Is There Going to be a Property Bubble Burst Soon? Part 2

Continued from Is There Going to be a Property Bubble Burst Soon? Part 1

While many people did not see this as a warning sign as many investors kept believing that the property prices will still continue to rise, the government had been doing subtle things which should have served as warning signs for the general consumer. First of all, the My First Home Scheme which was used to entice first time home buyers into the boiling property market had a short term benefit to buyers, but long term disadvantage with the added interest. Many people thought that this is a good scheme without looking at the total interest rates that have to be paid with the higher loan involved with the high loan value.

Then there was another scheme which proposed to extend the loan for two generations. A two-generation loan system was in place in Japan, mostly due to the culture of Japanese companies which preaches about loyalty and the possibility of having sons and daughters joining the same companies as their fathers did upon graduation. There had been a guarantee of income with the Japanese culture, which cannot be found in other countries in this world. However, even the Japanese culture is going to change eventually. A two-generation loan system may encourage the purchase of a new house or an apartment for sale by younger families but many of us knew that we would prefer not to have this type of loan because it puts a burden on our children even before the children had a chance to enjoy childhood. As parents, we may even put more pressure on our young children to study and perform better in school as we worry about their abilities to repay the loan we had gotten for them when they were still toddlers.

When this internal boost cannot really bring too much new purchase due to the high price of houses in the country, the government is working outwards, looking for foreign buyers into the market, luring our neighbour Singaporeans to invest in the properties. It might be a good effort, to get the support of foreign buyers to actually continue boosting the property market with their new purchase and perhaps help to sustain the market price a little longer before the economy picks up again, making the bubble burst less impactful than what could have been.

What are your thoughts about the real estate market in the next few months? There may still be some buyers in the market especially those who genuinely need a place for personal residence, although investors are actually taking a mixed position about this. Some thinks that it’s time to stop, while others decide to continue with it. What about you?

Is There Going to be a Property Bubble Burst Soon? Part 1

A few months ago, developers voiced their optimism about the property market in Malaysia. This had brought a lot of attention especially to investors who relied on the announcements of the developers to determine whether it will be wise to continue investing, or to pull back and to observe further. Recently, the words were out, when there is finally a more realistic announcement about the possibility of a property bubble burst in Malaysia.

When the latest economic recession began in 2007, many investors were still optimistic about the property market and saw a lot of people still holding on to their property and still investing, hoping to ride through the rough waves of the recession. Europe and Japan rode on the optimism, and continued to be positive about it all. During these last two years, finally reality set in with the Greek debt and the stall in Western Europe’s property development (which is just slowly recovering lately).
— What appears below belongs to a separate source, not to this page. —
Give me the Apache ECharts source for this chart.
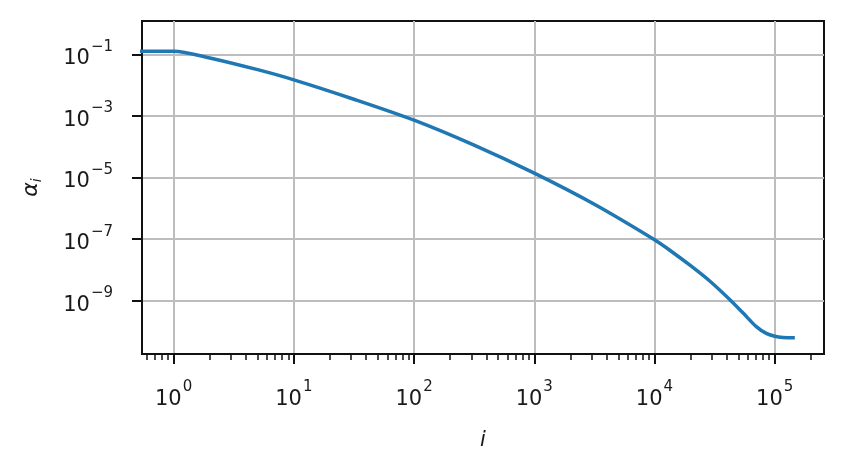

Although Japan is still not openly admitting the debt in its economy, it is also waking up in its own way to the reality that set in especially since the recent tsunami.

During the last few years, we see some Americans giving up their home as they figured out that the housing loan they were paying were actually higher than the market price of their homes when the bubble burst on them. They decided to put up their house for sale and get smaller units at cheaper rates just to recover some of the lost investments. Some simply could not cope when the recession made them jobless, and decided to get more affordable homes or to move in with parents, siblings or friends to share the load.

In Malaysia, there had been a lot of denial for a long time. Developers kept building homes with the selling price of five hundred thousand ringgit and above, intentionally building three storey homes or a bungalow on independent pieces of land due to the rising land prices that makes the building of a condominium or apartment, or smaller double storey homes, less profitable. Prices kept rising, up to even a hundred percent price increase for most houses within the past three years!